152mm (6") cranks on a 24" wheel would be 2.0:1
127mm (5") cranks on a 20" wheel would be 2.0:1

The numbers on my chart represent the ratio between crank length and wheel radius (or virtual wheel radius).

And for those of you wondering, I do plan to eventually make a 48" wheel. It will be built with a regular 36h ISIS hub in such a way that I will have the option to swap that out with a Schlumpf if I want but probably never will. It’s fun to see what the numbers look like though. Why 48? because it is a nice round number, what you get if you mate 2 26" (559mm) rims end to end with a 2" tire and the biggest wheel I could use with long (175mm) cranks.

This is long term scheming, maybe next year, maybe the year after that, or maybe I will never get around to it at all. Geared 32 could be fun but my 32" wheel won’t ever get geared up unless a 32h hub shell becomes available for the Schlumpf hub.

I was wondering why, since “wheel_circumference = diameter * 2”, but then I remembered that “pedal_diameter = crank_length * 2”.:o

It really doesn’t matter. You are comparing linear measurements.

You can analyse the same problem in terms of crank:radius ratio of 1:2 or a crank:diameter ratio of 1:4.

You can even analyse it in terms of a crank:circumference ratio of 1: (4 * Pi) if you wish.

All of these will produce consistent results as long as you don’t change which statistics you are using part way through.

Double the radius, you double the diameter, you double the circumference.

It would be different if we were mixing lengths, areas, or volumes because then things change exponentially.

I deliberately chose crank length and wheel diameter simply because those are the figures that people use intuitively when thinking about unicycles.

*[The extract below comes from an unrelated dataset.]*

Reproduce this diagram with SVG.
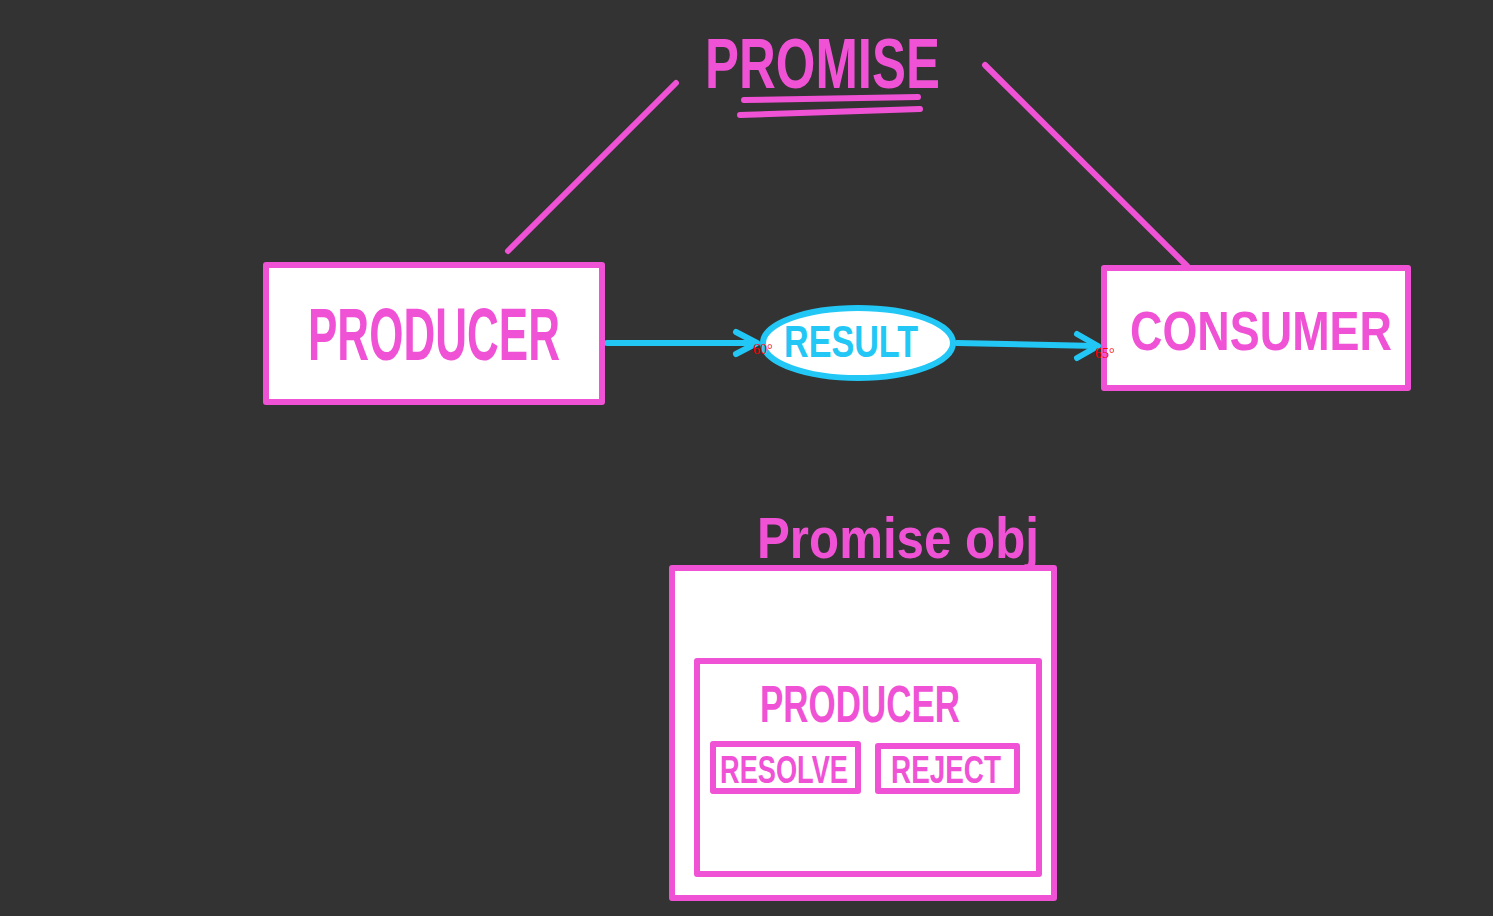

To me it just makes more sense to match radius to radius, circumference to circumference etc. keeping it apples to apples. Ratios need to be the same measurement. Cranks are measured in radius, wheels are measured in diameter, either double the crank radius or half the wheel radius to get a direct ratio.

That way a 2:1 ratio would show that your tire moves twice as far as your foot, the force on the cranks is double the force of acceleration, etc.